Afghans sentenced in Canada 'honor killings'
An Afghan immigrant couple and their son were found guilty in a Canadian court on Sunday of first degree murder in the 2009 ‘honor killing’ deaths of four female family members, and sentenced to 25 years in prison.
The jury in Kingston, Ontario, deliberated for two days before pronouncing a guilty sentence against Mohammad Shafia, 58, his 42-year-old wife Tooba Mahommad Yahya and their 21-year-old son Hamed.
Their defense attorneys said they would appeal the convictions.
Judge Robert Maranger called the crimes ‘heinous’ as he sentenced the accused to 25 years in prison, and said the evidence clearly supported the charges.
"The apparent reason behind these cold-blooded, shameful murders was that the four completely innocent victims offended your completely twisted concept of honor," the judge said.
"It's a sick notion of honor that has no place in a civilized society."
Mohammad Shafia replied: "We are not criminals. We are not murderers. We didn't commit murder. This is unjust."
"I am not a murderer.
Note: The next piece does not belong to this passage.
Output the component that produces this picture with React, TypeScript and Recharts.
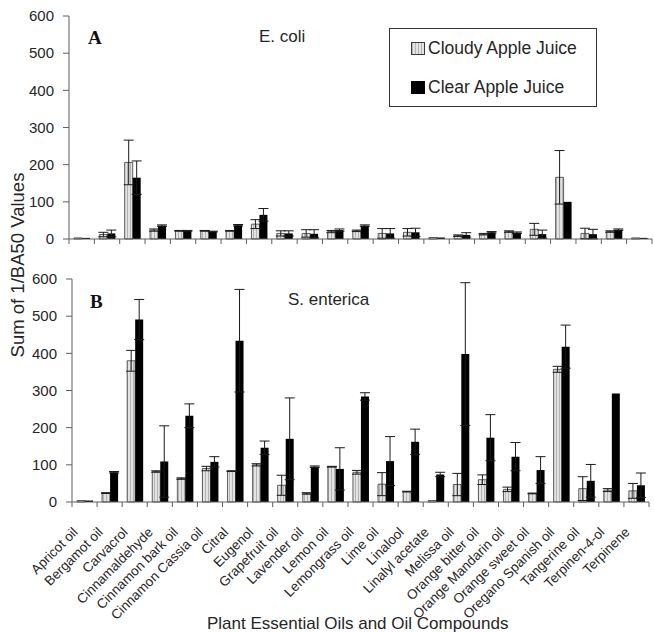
import React from 'react';
import { BarChart, Bar, XAxis, YAxis, ErrorBar } from 'recharts';

const categories = [
  'Apricot oil', 'Bergamot oil', 'Carvacrol', 'Cinnamaldehyde', 'Cinnamon bark oil',
  'Cinnamon Cassia oil', 'Citral', 'Eugenol', 'Grapefruit oil', 'Lavender oil',
  'Lemon oil', 'Lemongrass oil', 'Lime oil', 'Linalool', 'Linalyl acetate',
  'Melissa oil', 'Orange bitter oil', 'Orange Mandarin oil', 'Orange sweet oil',
  'Oregano Spanish oil', 'Tangerine oil', 'Terpinen-4-ol', 'Terpinene',
];

const yTicks = [0, 100, 200, 300, 400, 500, 600];

// A: E. coli
const ecoliCloudy = [3, 12, 206, 24, 22, 22, 22, 40, 15, 15, 20, 22, 15, 18, 4, 9, 13, 20, 26, 166, 15, 20, 3];
const ecoliCloudyErr = [0, 6, 60, 3, 1, 1, 1, 12, 7, 10, 3, 2, 13, 10, 0, 2, 2, 2, 16, 72, 14, 2, 0];
const ecoliClear = [3, 15, 165, 36, 22, 20, 37, 65, 15, 14, 24, 36, 15, 18, 4, 11, 18, 17, 13, 100, 13, 25, 3];
const ecoliClearErr = [0, 9, 45, 2, 1, 1, 2, 17, 7, 11, 3, 2, 13, 11, 0, 6, 2, 2, 11, 0, 13, 2, 0];

// B: S. enterica
const salCloudy = [4, 24, 380, 82, 63, 90, 83, 100, 45, 23, 95, 80, 48, 28, 4, 47, 60, 34, 23, 357, 36, 32, 30];
const salCloudyErr = [0, 1, 28, 2, 2, 6, 1, 3, 27, 2, 1, 5, 31, 1, 0, 30, 13, 6, 1, 8, 32, 4, 20];
const salClear = [4, 80, 491, 109, 232, 108, 434, 146, 170, 95, 89, 284, 110, 162, 74, 398, 173, 122, 86, 418, 57, 292, 45];
const salClearErr = [0, 2, 54, 96, 32, 14, 138, 18, 110, 2, 57, 10, 66, 34, 6, 192, 62, 38, 36, 58, 44, 0, 33];

const ecoliData = categories.map((name, i) => ({
  name,
  cloudy: ecoliCloudy[i],
  cloudyErr: ecoliCloudyErr[i],
  clear: ecoliClear[i],
  clearErr: ecoliClearErr[i],
}));

const salData = categories.map((name, i) => ({
  name,
  cloudy: salCloudy[i],
  cloudyErr: salCloudyErr[i],
  clear: salClear[i],
  clearErr: salClearErr[i],
}));

const FONT = '"Liberation Sans", Arial, sans-serif';
const AXIS = '#5e5e5e';
const TEXT = '#262626';
const W = 654;

const TOP_LEFT = 69;
const TOP_RIGHT = 2;
const BOT_LEFT = 72;
const BOT_RIGHT = 5;
const BAND_TOP = (W - TOP_LEFT - TOP_RIGHT) / categories.length;
const BAND_BOT = (W - BOT_LEFT - BOT_RIGHT) / categories.length;

const Hatch = ({ id }: { id: string }) => (
  <defs>
    <pattern id={id} width="3" height="4" patternUnits="userSpaceOnUse">
      <rect width="3" height="4" fill="#e3e3e3" />
      <line x1="1.5" y1="0" x2="1.5" y2="4" stroke="#a8a8a8" strokeWidth="0.8" />
    </pattern>
  </defs>
);

const makeTick = (band: number, withLabel: boolean) => (props: any) => {
  const { x, y, payload, index } = props;
  const lx = x - 6;
  const ly = y + 31;
  return (
    <g>
      <line x1={x - band / 2} x2={x - band / 2} y1={y} y2={y + 5} stroke={AXIS} />
      {index === categories.length - 1 && (
        <line x1={x + band / 2} x2={x + band / 2} y1={y} y2={y + 5} stroke={AXIS} />
      )}
      {withLabel && (
        <text
          x={lx}
          y={ly}
          transform={`rotate(-45 ${lx} ${ly})`}
          textAnchor="end"
          fontSize={13.5}
          fontFamily={FONT}
          fill={TEXT}
        >
          {payload.value}
        </text>
      )}
    </g>
  );
};

const Panel = ({
  data,
  height,
  marginTop,
  left,
  right,
  band,
  xHeight,
  withLabels,
  patternId,
}: any) => (
  <BarChart
    width={W}
    height={height}
    data={data}
    margin={{ top: marginTop, right, left: 0, bottom: 0 }}
    barSize={8}
    barGap={0}
  >
    <Hatch id={patternId} />
    <XAxis
      dataKey="name"
      interval={0}
      height={xHeight}
      tickSize={0}
      tickMargin={0}
      tickLine={false}
      axisLine={{ stroke: AXIS }}
      tick={makeTick(band, withLabels)}
    />
    <XAxis xAxisId="top" dataKey="name" orientation="top" height={0} tick={false} tickLine={false} axisLine={{ stroke: AXIS }} />
    <YAxis
      width={left}
      domain={[0, 600]}
      ticks={yTicks}
      interval={0}
      tickSize={6}
      tickMargin={9}
      axisLine={{ stroke: AXIS }}
      tickLine={{ stroke: AXIS }}
      tick={{ fontSize: 15, fontFamily: FONT, fill: TEXT }}
    />
    <YAxis yAxisId="right" orientation="right" width={0} domain={[0, 600]} tick={false} tickLine={false} axisLine={{ stroke: AXIS }} />
    <Bar dataKey="cloudy" name="Cloudy Apple Juice" fill={`url(#${patternId})`} stroke="#3a3a3a" strokeWidth={0.8} isAnimationActive={false}>
      <ErrorBar dataKey="cloudyErr" width={5} stroke="#1a1a1a" strokeWidth={1} />
    </Bar>
    <Bar dataKey="clear" name="Clear Apple Juice" fill="#000" isAnimationActive={false}>
      <ErrorBar dataKey="clearErr" width={5} stroke="#1a1a1a" strokeWidth={1} />
    </Bar>
  </BarChart>
);

const abs = (left: number, top: number, extra: any = {}) => ({
  position: 'absolute' as const,
  left,
  top,
  whiteSpace: 'nowrap' as const,
  lineHeight: 1,
  ...extra,
});

export default function App() {
  return (
    <div style={{ position: 'relative', width: W, height: 632, overflow: 'hidden', background: '#fff', fontFamily: FONT, color: TEXT }}>
      <style>{'html, body { margin: 0; padding: 0; overflow: hidden; }'}</style>
      <div style={abs(0, 0)}>
        <Panel data={ecoliData} height={250} marginTop={16} left={TOP_LEFT} right={TOP_RIGHT} band={BAND_TOP} xHeight={11} withLabels={false} patternId="hatchA" />
      </div>
      <div style={abs(0, 250)}>
        <Panel data={salData} height={382} marginTop={29} left={BOT_LEFT} right={BOT_RIGHT} band={BAND_BOT} xHeight={130} withLabels={true} patternId="hatchB" />
      </div>

      <div style={abs(88, 28, { fontFamily: '"Liberation Serif", serif', fontWeight: 'bold', fontSize: 19, color: '#111' })}>A</div>
      <div style={abs(259, 28, { fontSize: 17 })}>E. coli</div>
      <div style={abs(90, 292, { fontFamily: '"Liberation Serif", serif', fontWeight: 'bold', fontSize: 19, color: '#111' })}>B</div>
      <div style={abs(288, 291, { fontSize: 17 })}>S. enterica</div>

      <div
        style={abs(389, 28, {
          width: 206,
          height: 77,
          border: '1.5px solid #333',
          background: '#fff',
          fontSize: 17.5,
        })}
      >
        <div style={{ position: 'absolute', left: 21, top: 11, display: 'flex', alignItems: 'center' }}>
          <svg width={14} height={13} style={{ marginRight: 3 }}>
            <defs>
              <pattern id="hatchL" width="3" height="4" patternUnits="userSpaceOnUse">
                <rect width="3" height="4" fill="#e3e3e3" />
                <line x1="1.5" y1="0" x2="1.5" y2="4" stroke="#a8a8a8" strokeWidth="0.8" />
              </pattern>
            </defs>
            <rect x={0.5} y={0.5} width={13} height={12} fill="url(#hatchL)" stroke="#3a3a3a" />
          </svg>
          <span>Cloudy Apple Juice</span>
        </div>
        <div style={{ position: 'absolute', left: 21, top: 50, display: 'flex', alignItems: 'center' }}>
          <svg width={14} height={13} style={{ marginRight: 3 }}>
            <rect x={0} y={0} width={14} height={13} fill="#000" />
          </svg>
          <span>Clear Apple Juice</span>
        </div>
      </div>

      <div
        style={abs(18, 265, {
          fontSize: 18.5,
          transform: 'translate(-50%, -50%) rotate(-90deg)',
        })}
      >
        Sum of 1/BA50 Values
      </div>
      <div style={abs(207, 615, { fontSize: 17 })}>
        Plant Essential Oils and Oil Compounds
      </div>
    </div>
  );
}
I am a mother," echoed Tooba Yahya.
The three defendants were found guilty of the deaths of the couple's three daughters and Shafia's first wife in his polygamous marriage after a four-month-long trial that heard dozens of witnesses testify.
The bodies of the victims - Zainab Shafia, 19; Sahar Shafia, 17; Geeti Shafia, 13; and Rona Amir Mohammad, 50 - were found in a car submerged in a canal lock near Kingston, Ontario in June 2009.
Court testimony told of an abusive home gripped by fear and where the victims received frequent death threats, in part over the fact that the two eldest daughters had boyfriends without their father's approval.
Prosecutors argued throughout the four-month trial the murders were staged as an accident by the accused to cover up what they called an honor killing.
They said the victims were drowned or rendered unconscious before being put in a car and then pushed into the water.
It was argued that in the eyes of the father the three girls had damaged the family's reputation with their indiscretions, such as wearing revealing clothing and telling school officials of alleged abuse at home.
Crown attorney Laurie Lacelle said in her closing arguments that the goal was to ‘remove the diseased limb’ from the family tree.
The defense, however, maintained the deaths were accidental and a result of the eldest daughter going on a joyride. They contend Zainab took the car in the middle of the night while the family slept at a Kingston motel overnight where they stopped to rest returning to Montreal from a trip to Niagara Falls.
Shafia and his family had come to Canada in 2007, after living in Australia, Pakistan and Dubai over the previous 15 years.
On the morning of the deaths, a car was discovered underwater at the upper lock at Kingston Mills with the four bodies inside. A post-mortem examination indicated they died of drowning.
Canada has seen 13 such killings - which are more common in countries in the Middle East and South Asia - since 2002, Amin Muhammed, a psychiatry professor at Memorial University in Saint John's, Newfoundland, said in October.